---- Data shown

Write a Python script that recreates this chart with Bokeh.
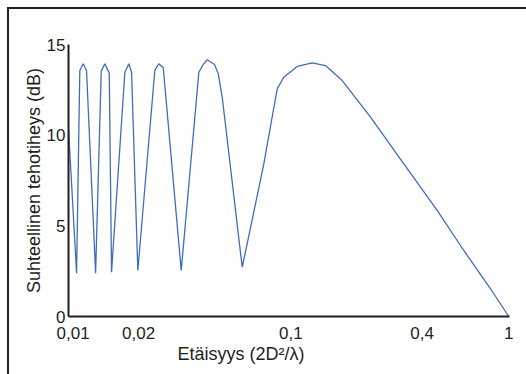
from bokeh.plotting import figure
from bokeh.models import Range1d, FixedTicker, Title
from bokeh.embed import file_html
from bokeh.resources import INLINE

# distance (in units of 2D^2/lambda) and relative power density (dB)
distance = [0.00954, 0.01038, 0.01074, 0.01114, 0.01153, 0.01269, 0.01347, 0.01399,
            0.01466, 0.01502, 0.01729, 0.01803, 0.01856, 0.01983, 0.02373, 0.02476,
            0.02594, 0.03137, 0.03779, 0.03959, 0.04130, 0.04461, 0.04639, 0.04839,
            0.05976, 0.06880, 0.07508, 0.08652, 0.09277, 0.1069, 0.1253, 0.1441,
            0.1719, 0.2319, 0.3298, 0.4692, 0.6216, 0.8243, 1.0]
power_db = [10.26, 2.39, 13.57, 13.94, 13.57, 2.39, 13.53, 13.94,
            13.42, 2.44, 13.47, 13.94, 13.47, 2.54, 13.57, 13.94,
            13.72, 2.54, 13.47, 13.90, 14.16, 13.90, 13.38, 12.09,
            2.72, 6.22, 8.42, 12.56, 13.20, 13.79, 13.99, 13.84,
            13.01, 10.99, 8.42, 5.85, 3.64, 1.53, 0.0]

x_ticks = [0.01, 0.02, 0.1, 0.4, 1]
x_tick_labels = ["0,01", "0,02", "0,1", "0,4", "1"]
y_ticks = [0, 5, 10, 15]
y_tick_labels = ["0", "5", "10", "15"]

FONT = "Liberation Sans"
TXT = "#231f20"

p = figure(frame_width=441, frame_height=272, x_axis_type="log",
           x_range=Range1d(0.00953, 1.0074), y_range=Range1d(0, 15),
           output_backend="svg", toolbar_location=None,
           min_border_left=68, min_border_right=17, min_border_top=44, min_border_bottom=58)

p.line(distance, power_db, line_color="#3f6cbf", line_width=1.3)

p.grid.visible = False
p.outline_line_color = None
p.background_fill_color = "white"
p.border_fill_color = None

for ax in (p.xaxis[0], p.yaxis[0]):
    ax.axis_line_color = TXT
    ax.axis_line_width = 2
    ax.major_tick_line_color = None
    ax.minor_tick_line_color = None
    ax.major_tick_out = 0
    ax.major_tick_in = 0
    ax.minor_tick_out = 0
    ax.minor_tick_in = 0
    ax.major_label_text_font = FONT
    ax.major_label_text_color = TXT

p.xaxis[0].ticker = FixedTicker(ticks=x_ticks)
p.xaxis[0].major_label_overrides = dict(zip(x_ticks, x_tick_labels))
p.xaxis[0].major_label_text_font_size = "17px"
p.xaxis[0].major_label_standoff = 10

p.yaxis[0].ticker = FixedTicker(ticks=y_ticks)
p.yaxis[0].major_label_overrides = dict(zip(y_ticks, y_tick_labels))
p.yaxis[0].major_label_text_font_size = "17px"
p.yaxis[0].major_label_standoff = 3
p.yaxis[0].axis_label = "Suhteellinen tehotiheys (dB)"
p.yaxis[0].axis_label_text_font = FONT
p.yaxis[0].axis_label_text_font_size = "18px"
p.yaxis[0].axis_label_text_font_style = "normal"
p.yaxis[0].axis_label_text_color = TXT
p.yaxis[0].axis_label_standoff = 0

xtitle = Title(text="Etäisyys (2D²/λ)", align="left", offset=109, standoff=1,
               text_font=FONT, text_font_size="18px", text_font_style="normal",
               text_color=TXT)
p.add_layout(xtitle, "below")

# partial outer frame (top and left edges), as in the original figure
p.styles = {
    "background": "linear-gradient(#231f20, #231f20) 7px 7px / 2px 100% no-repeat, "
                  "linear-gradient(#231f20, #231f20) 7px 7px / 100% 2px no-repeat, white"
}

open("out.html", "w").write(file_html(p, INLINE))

--------

Short exercise:
All the lines above are to be reproduced exactly, except the pictures.

Worked solution:
Write a Python script that recreates this chart with Bokeh.
from bokeh.plotting import figure
from bokeh.models import Range1d, FixedTicker, Title
from bokeh.embed import file_html
from bokeh.resources import INLINE

# distance (in units of 2D^2/lambda) and relative power density (dB)
distance = [0.00954, 0.01038, 0.01074, 0.01114, 0.01153, 0.01269, 0.01347, 0.01399,
            0.01466, 0.01502, 0.01729, 0.01803, 0.01856, 0.01983, 0.02373, 0.02476,
            0.02594, 0.03137, 0.03779, 0.03959, 0.04130, 0.04461, 0.04639, 0.04839,
            0.05976, 0.06880, 0.07508, 0.08652, 0.09277, 0.1069, 0.1253, 0.1441,
            0.1719, 0.2319, 0.3298, 0.4692, 0.6216, 0.8243, 1.0]
power_db = [10.26, 2.39, 13.57, 13.94, 13.57, 2.39, 13.53, 13.94,
            13.42, 2.44, 13.47, 13.94, 13.47, 2.54, 13.57, 13.94,
            13.72, 2.54, 13.47, 13.90, 14.16, 13.90, 13.38, 12.09,
            2.72, 6.22, 8.42, 12.56, 13.20, 13.79, 13.99, 13.84,
            13.01, 10.99, 8.42, 5.85, 3.64, 1.53, 0.0]

x_ticks = [0.01, 0.02, 0.1, 0.4, 1]
x_tick_labels = ["0,01", "0,02", "0,1", "0,4", "1"]
y_ticks = [0, 5, 10, 15]
y_tick_labels = ["0", "5", "10", "15"]

FONT = "Liberation Sans"
TXT = "#231f20"

p = figure(frame_width=441, frame_height=272, x_axis_type="log",
           x_range=Range1d(0.00953, 1.0074), y_range=Range1d(0, 15),
           output_backend="svg", toolbar_location=None,
           min_border_left=68, min_border_right=17, min_border_top=44, min_border_bottom=58)

p.line(distance, power_db, line_color="#3f6cbf", line_width=1.3)

p.grid.visible = False
p.outline_line_color = None
p.background_fill_color = "white"
p.border_fill_color = None

for ax in (p.xaxis[0], p.yaxis[0]):
    ax.axis_line_color = TXT
    ax.axis_line_width = 2
    ax.major_tick_line_color = None
    ax.minor_tick_line_color = None
    ax.major_tick_out = 0
    ax.major_tick_in = 0
    ax.minor_tick_out = 0
    ax.minor_tick_in = 0
    ax.major_label_text_font = FONT
    ax.major_label_text_color = TXT

p.xaxis[0].ticker = FixedTicker(ticks=x_ticks)
p.xaxis[0].major_label_overrides = dict(zip(x_ticks, x_tick_labels))
p.xaxis[0].major_label_text_font_size = "17px"
p.xaxis[0].major_label_standoff = 10

p.yaxis[0].ticker = FixedTicker(ticks=y_ticks)
p.yaxis[0].major_label_overrides = dict(zip(y_ticks, y_tick_labels))
p.yaxis[0].major_label_text_font_size = "17px"
p.yaxis[0].major_label_standoff = 3
p.yaxis[0].axis_label = "Suhteellinen tehotiheys (dB)"
p.yaxis[0].axis_label_text_font = FONT
p.yaxis[0].axis_label_text_font_size = "18px"
p.yaxis[0].axis_label_text_font_style = "normal"
p.yaxis[0].axis_label_text_color = TXT
p.yaxis[0].axis_label_standoff = 0

xtitle = Title(text="Etäisyys (2D²/λ)", align="left", offset=109, standoff=1,
               text_font=FONT, text_font_size="18px", text_font_style="normal",
               text_color=TXT)
p.add_layout(xtitle, "below")

# partial outer frame (top and left edges), as in the original figure
p.styles = {
    "background": "linear-gradient(#231f20, #231f20) 7px 7px / 2px 100% no-repeat, "
                  "linear-gradient(#231f20, #231f20) 7px 7px / 100% 2px no-repeat, white"
}

open("out.html", "w").write(file_html(p, INLINE))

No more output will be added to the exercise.